Giuseppe Maniscalco graduated from Camerino University in 1993. He started working in civil construction as a consultant geologist. In 1997, he started his career in the oil and gas industry with Eni as a reservoir geologist. In 2000, he was posted to Ortona (Italy) and later in 2001 to Ravenna to monitor production in these districts. In 2003, he was assigned to Eni Pakistan as a development geologist and then as team leader in the reservoir department, responsible for the development of the Kirthar and Middle Indus assets. In 2008, he was appointed geoscience manager of Eni Iran responsible for subsurface and reservoir activity of the South Pars and Darquain projects. Since the end of 2011, he has been the reservoir manager for Eni Australia Ltd.

Joseph began his career as a field engineer for Schlumberger in formation evaluation (drilling and measurements).

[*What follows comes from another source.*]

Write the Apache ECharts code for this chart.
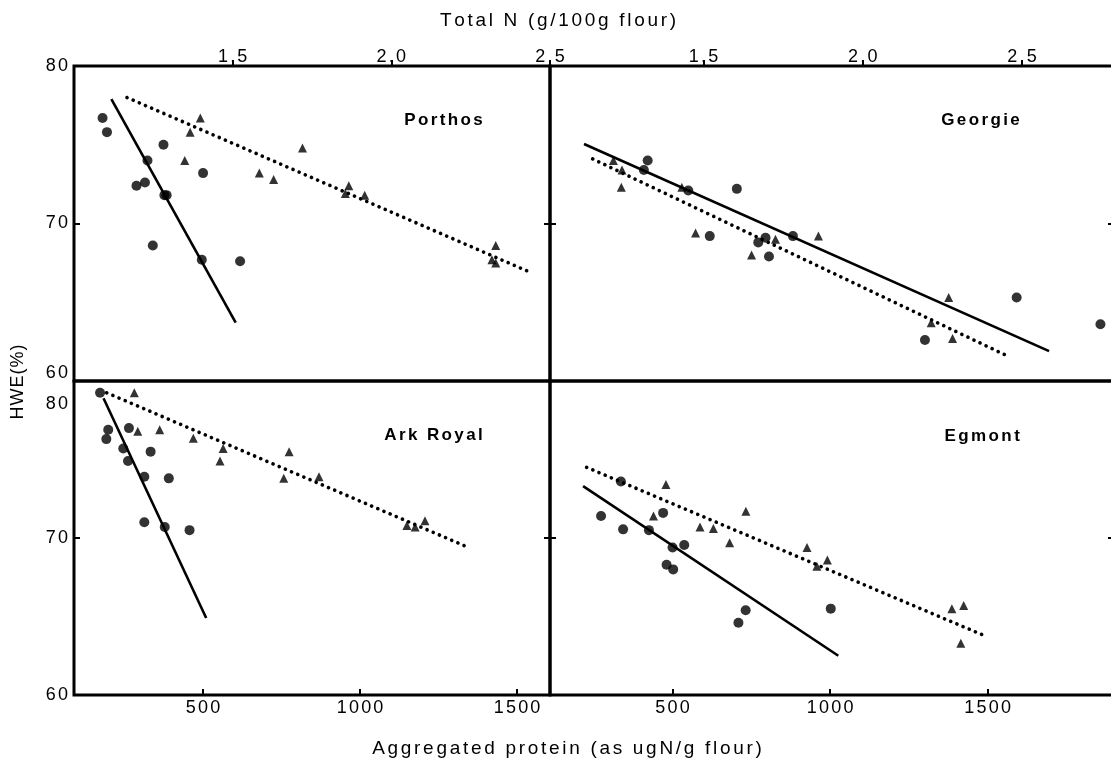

He graduated from RMIT in 2006 and obtained an MEngSc (petroleum engineering) from UNSW in 2011. Most recently, he has worked as a petroleum engineer, supporting operations and development of the Kitan oilfield (Timor Sea) and Blacktip offshore gas field and pipeline network (Bonaparte basin), as well as working on exploration prospects in the region. Prior to this, he worked in subsurface developments and production operations on the QCLNG project, developing unconventional resources in southeastern Queensland.